IOT decision-making tree (part 3): advantages of using off-the-shelf IOT devices connected to an existing or custom-built backend
In this final edition of three articles in our IOT decision-making tree series, we discuss the last branch of the IOT decision-making tree, highlighted in yellow below. It departs from the premise that your IOT device is IP enabled, but with no customisable or preconfigured firmware. From there it evaluates two scenarios: where your firmware is connected to an existing or custom-built backend.
The approach outlined in this branch of the IOT decision-making tree is ideal for prototyping as it is faster to launch, mostly budget-friendly and you can take advantage of almost immediately available IOT data and analytics.

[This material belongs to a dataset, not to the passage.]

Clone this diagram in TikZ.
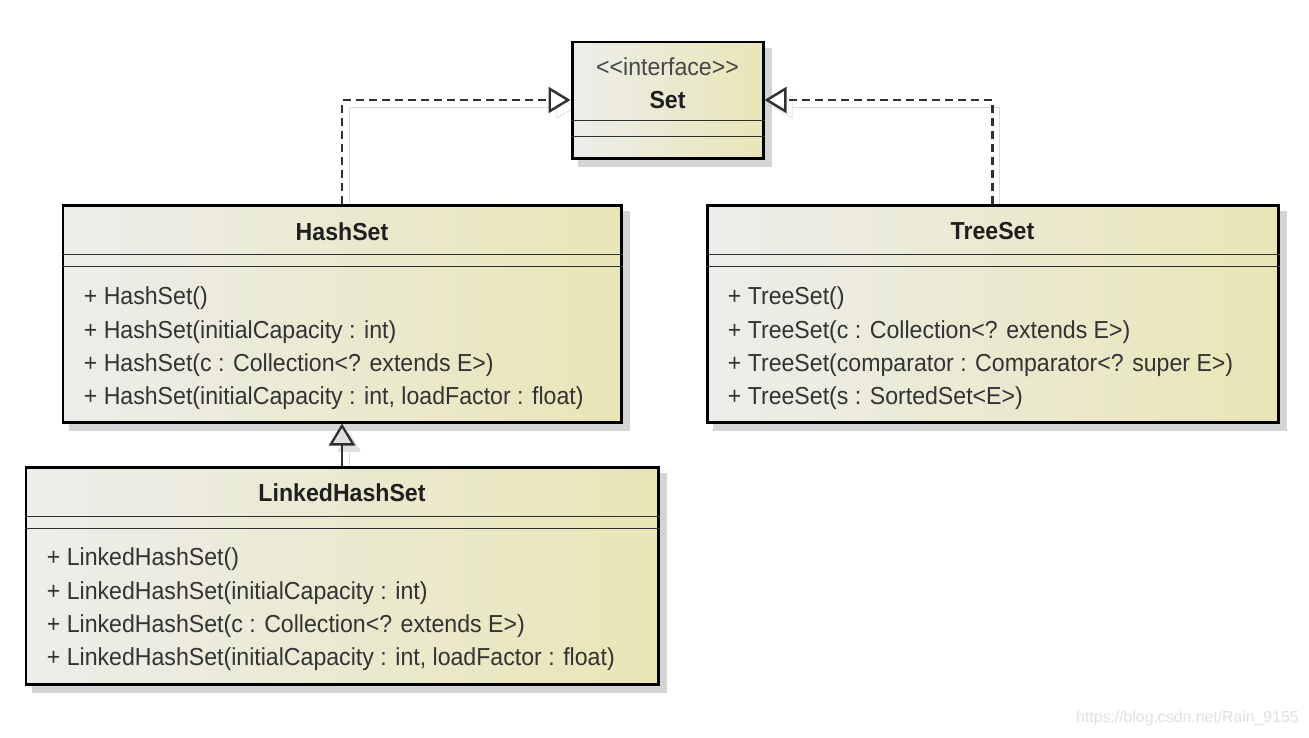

The distinguishing factor here is data sensitivity – whether you require complete ownership and control of your data or whether you are comfortable sharing your data with the manufacturer. Of course, this branch may no longer serve your needs once you have completed the prototyping phase of your IOT device, in which case you will revert to branch 1 of the IOT decision-making tree.
Firmware already connected to a backend
In this scenario, you will not have control over the firmware, your firmware is already connected to a manufacturer-provided backend, and you are obliged to share your data with the manufacturer. Data is pushed to an existing backend and you have to integrate with the provided backend. With this option, you will also not have control over which protocol is implemented, eg, MQTT or HTTP. This is a manufacturer choice, which means you will have to configure your backend in such a way that it can work with the existing protocol of the device.
Firmware not connected to an existing backend
This approach typically uses TCIP, where there is an existing protocol and the device communicates via MQTT. In this scenario, you connect the firmware to your own backend with the advantage of having control and ownership over the data. Some options to consider are AWS IOT, Azure and Google IOT Core, which are easy to launch but less cost-effective and customisable. We briefly compare the big cloud trio below. This means you only have to provide the parameters and it will communicate with your backend and you only have to configure the language – either HTTP or MQTT – which depends on the purpose of the IOT product you are developing. With this option, you have complete control over which protocol to use that will complement your device’s architecture.
Big cloud trio: AWS/Azure/Google IOT
Despite the similarities in the IOT services such as AWS, Azure and Google, there are also substantial differences. One difference, for example, is how these services package their respective IOT tools.
The AWS platform is currently the leader of the pack with a 40% market share. It is good for providing the building blocks for scalable, reliable and secure IOT applications, enabling devices to connect to a cloud infrastructure securely and the ability to route messages. The devices connect with applications running in the cloud via HTTP, MQTT and WebSockets, which is secured using TLS.
Microsoft’s solution, Azure, is currently the second-largest IOT platform on the market. Its key features include the Azure IOT Hub that is the central platform for developers to build IOT applications and products. Essentially, IOT Hub is a flexible cloud platform as a service that supports several protocols including AMPQ, MQTT and HTTP. If your device does not support one of these protocols, Azure’s IOT Protocol Gateway can adapt your incoming and outgoing traffic.
Google IOT offers its cloud services specific to the Google Cloud and includes features such as machine learning modules and a document-oriented database as a service. Google’s Cloud IOT Core is a managed service that “allows you to easily and securely connect, manage and ingest data from millions of globally dispersed devices”. When combined with other cloud IOT services, it offers a complete solution to collect, process, analyse and visualise IOT data. Cloud IOT Core runs on Google’s serverless infrastructure that scales automatically regarding real-time events. Cloud IOT Core supports the standard MQTT and HTTP protocols, which means existing devices can be brought into its fold with nominal changes to firmware.
The main advantage of using an “off-the-shelf” solution with non-customisable firmware and connecting to an existing or custom backend is short time to market. With relatively low development cost and effort, one can conceptualise an idea and launch a working product to test the adoption in the market.